Objective
Restate the lines word for word, from the first line of the records through the line containing "minimum height=87pt, inner". Leave out the pictures and anything after that line.

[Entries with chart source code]

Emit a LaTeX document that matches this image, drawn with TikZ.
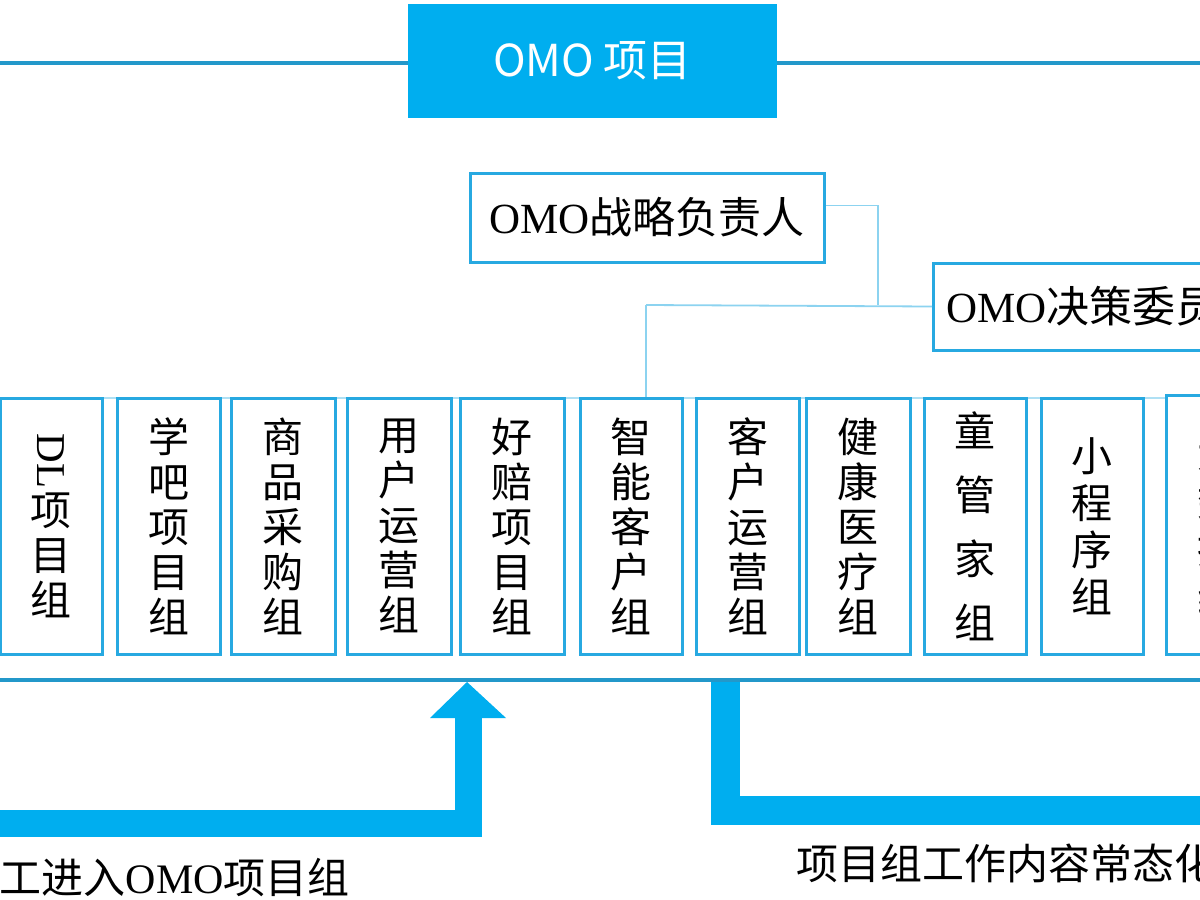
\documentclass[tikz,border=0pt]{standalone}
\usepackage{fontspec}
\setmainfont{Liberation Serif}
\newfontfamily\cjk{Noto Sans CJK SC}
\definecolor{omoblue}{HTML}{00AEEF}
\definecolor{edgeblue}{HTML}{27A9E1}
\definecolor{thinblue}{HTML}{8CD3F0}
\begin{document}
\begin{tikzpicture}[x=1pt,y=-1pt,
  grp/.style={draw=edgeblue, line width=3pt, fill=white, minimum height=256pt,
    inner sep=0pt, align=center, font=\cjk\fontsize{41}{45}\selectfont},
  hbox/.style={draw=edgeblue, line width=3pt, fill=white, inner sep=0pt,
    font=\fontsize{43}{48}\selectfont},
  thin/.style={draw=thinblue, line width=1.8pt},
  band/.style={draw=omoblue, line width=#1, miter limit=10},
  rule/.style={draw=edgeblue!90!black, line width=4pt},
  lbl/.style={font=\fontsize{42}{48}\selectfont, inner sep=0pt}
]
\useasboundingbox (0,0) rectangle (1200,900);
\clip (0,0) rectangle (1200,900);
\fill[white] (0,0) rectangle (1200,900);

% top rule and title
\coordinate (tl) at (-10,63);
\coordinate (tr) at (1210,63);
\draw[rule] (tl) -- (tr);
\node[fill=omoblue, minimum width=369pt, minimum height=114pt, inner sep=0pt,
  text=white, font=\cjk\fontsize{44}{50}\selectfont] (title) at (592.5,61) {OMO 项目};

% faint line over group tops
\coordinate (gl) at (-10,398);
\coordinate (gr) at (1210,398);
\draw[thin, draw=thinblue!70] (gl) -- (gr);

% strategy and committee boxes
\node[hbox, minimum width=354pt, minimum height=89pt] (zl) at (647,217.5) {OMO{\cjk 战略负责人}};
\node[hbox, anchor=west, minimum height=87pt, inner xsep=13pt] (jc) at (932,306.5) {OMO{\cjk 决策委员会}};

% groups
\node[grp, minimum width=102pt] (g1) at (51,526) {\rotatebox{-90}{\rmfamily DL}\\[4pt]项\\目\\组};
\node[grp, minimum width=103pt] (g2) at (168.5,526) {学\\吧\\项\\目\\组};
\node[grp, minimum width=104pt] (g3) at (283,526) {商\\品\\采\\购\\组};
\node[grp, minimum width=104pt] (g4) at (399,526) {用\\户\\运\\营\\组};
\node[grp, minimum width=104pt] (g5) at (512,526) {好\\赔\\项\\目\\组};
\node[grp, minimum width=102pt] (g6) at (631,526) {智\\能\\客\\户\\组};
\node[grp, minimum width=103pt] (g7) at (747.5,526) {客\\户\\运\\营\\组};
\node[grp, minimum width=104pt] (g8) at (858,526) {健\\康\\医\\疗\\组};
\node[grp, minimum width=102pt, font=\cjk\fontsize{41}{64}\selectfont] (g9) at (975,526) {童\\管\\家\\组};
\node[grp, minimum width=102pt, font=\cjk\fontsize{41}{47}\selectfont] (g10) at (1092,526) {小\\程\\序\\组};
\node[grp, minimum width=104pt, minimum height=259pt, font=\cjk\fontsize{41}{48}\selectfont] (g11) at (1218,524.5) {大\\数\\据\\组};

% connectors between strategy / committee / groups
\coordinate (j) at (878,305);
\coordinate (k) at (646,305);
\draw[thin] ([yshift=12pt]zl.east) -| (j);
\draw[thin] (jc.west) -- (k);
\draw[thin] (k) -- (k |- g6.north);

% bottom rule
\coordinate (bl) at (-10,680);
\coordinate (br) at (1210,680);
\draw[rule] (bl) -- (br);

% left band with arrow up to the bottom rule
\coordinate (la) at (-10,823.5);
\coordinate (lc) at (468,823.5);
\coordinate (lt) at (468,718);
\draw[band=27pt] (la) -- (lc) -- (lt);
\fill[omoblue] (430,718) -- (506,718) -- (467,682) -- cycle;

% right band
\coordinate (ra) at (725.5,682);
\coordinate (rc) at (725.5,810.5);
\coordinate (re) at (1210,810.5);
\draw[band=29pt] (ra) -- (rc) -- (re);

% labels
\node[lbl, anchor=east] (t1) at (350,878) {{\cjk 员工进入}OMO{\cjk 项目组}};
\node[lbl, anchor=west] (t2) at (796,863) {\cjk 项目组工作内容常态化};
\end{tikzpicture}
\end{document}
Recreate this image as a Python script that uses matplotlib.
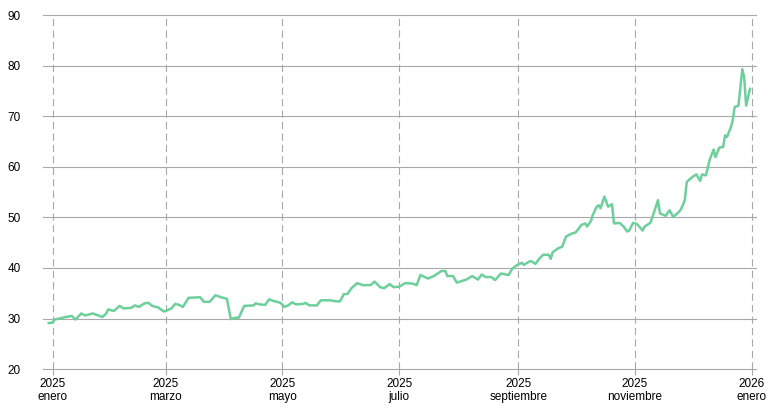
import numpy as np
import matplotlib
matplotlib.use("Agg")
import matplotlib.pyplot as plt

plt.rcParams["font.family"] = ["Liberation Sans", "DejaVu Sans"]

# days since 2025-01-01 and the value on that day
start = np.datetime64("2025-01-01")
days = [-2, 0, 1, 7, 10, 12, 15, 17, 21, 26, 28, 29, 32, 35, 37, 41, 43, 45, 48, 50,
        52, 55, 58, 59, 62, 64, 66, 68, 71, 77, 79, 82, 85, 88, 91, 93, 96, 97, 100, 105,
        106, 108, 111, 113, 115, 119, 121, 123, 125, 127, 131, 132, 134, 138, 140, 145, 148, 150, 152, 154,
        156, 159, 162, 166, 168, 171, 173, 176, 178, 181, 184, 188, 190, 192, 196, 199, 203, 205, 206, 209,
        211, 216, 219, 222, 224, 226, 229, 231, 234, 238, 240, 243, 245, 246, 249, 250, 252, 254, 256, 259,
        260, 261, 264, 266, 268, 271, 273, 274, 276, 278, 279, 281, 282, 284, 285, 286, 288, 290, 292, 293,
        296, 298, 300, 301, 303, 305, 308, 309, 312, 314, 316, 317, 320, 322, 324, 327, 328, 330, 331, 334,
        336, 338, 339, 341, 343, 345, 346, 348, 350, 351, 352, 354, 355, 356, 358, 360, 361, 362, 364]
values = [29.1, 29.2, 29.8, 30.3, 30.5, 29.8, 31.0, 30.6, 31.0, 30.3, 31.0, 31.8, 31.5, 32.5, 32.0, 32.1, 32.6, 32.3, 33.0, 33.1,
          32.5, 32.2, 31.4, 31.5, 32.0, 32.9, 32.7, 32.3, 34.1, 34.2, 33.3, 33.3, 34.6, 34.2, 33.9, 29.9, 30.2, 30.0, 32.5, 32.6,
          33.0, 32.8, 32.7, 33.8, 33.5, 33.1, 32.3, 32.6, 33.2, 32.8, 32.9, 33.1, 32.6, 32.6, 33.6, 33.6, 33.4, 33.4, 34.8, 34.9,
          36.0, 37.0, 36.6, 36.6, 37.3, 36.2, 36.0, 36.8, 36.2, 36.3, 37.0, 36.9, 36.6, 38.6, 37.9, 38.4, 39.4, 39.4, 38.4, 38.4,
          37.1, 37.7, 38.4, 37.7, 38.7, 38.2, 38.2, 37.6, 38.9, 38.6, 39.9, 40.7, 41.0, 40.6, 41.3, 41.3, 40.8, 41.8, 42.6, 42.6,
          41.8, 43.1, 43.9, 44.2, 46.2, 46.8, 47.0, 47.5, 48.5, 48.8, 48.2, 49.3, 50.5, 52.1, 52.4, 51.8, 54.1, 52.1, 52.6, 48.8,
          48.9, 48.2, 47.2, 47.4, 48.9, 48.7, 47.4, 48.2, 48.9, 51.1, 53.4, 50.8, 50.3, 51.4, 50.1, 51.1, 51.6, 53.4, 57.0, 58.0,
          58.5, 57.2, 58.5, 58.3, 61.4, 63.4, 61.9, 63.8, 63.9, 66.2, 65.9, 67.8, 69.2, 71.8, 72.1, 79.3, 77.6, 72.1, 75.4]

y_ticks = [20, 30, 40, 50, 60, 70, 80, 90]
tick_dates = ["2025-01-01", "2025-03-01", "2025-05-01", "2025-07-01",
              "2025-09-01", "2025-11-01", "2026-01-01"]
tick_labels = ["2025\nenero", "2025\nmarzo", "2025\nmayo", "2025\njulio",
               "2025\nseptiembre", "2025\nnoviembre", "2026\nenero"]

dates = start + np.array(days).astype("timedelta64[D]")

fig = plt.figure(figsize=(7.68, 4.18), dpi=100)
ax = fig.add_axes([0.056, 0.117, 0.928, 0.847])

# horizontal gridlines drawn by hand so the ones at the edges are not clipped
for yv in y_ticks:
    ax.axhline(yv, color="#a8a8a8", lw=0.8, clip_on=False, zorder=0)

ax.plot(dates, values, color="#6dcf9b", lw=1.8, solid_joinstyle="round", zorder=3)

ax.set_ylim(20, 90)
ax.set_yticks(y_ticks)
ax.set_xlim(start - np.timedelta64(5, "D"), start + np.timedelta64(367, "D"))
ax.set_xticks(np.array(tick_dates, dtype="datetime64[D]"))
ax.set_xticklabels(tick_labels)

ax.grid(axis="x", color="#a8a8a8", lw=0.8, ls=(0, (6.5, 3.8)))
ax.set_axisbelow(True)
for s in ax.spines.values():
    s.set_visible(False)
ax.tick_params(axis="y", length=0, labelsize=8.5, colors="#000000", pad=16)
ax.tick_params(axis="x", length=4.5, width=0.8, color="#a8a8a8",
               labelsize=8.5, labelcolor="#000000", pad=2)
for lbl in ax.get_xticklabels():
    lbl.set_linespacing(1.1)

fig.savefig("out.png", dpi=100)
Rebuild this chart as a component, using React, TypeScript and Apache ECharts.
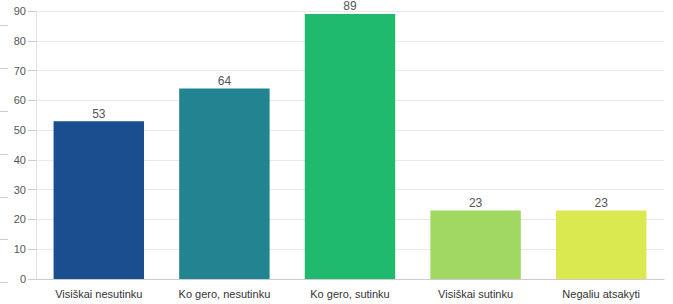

Written answer
Emit a LaTeX document that matches this image, drawn with TikZ.
\documentclass[tikz,border=0pt]{standalone}
\usepackage{fontspec}
\setmainfont{Liberation Serif}
\newfontfamily\cjk{Noto Sans CJK SC}
\definecolor{omoblue}{HTML}{00AEEF}
\definecolor{edgeblue}{HTML}{27A9E1}
\definecolor{thinblue}{HTML}{8CD3F0}
\begin{document}
\begin{tikzpicture}[x=1pt,y=-1pt,
  grp/.style={draw=edgeblue, line width=3pt, fill=white, minimum height=256pt,
    inner sep=0pt, align=center, font=\cjk\fontsize{41}{45}\selectfont},
  hbox/.style={draw=edgeblue, line width=3pt, fill=white, inner sep=0pt,
    font=\fontsize{43}{48}\selectfont},
  thin/.style={draw=thinblue, line width=1.8pt},
  band/.style={draw=omoblue, line width=#1, miter limit=10},
  rule/.style={draw=edgeblue!90!black, line width=4pt},
  lbl/.style={font=\fontsize{42}{48}\selectfont, inner sep=0pt}
]
\useasboundingbox (0,0) rectangle (1200,900);
\clip (0,0) rectangle (1200,900);
\fill[white] (0,0) rectangle (1200,900);

% top rule and title
\coordinate (tl) at (-10,63);
\coordinate (tr) at (1210,63);
\draw[rule] (tl) -- (tr);
\node[fill=omoblue, minimum width=369pt, minimum height=114pt, inner sep=0pt,
  text=white, font=\cjk\fontsize{44}{50}\selectfont] (title) at (592.5,61) {OMO 项目};

% faint line over group tops
\coordinate (gl) at (-10,398);
\coordinate (gr) at (1210,398);
\draw[thin, draw=thinblue!70] (gl) -- (gr);

% strategy and committee boxes
\node[hbox, minimum width=354pt, minimum height=89pt] (zl) at (647,217.5) {OMO{\cjk 战略负责人}};
\node[hbox, anchor=west, minimum height=87pt, inner xsep=13pt] (jc) at (932,306.5) {OMO{\cjk 决策委员会}};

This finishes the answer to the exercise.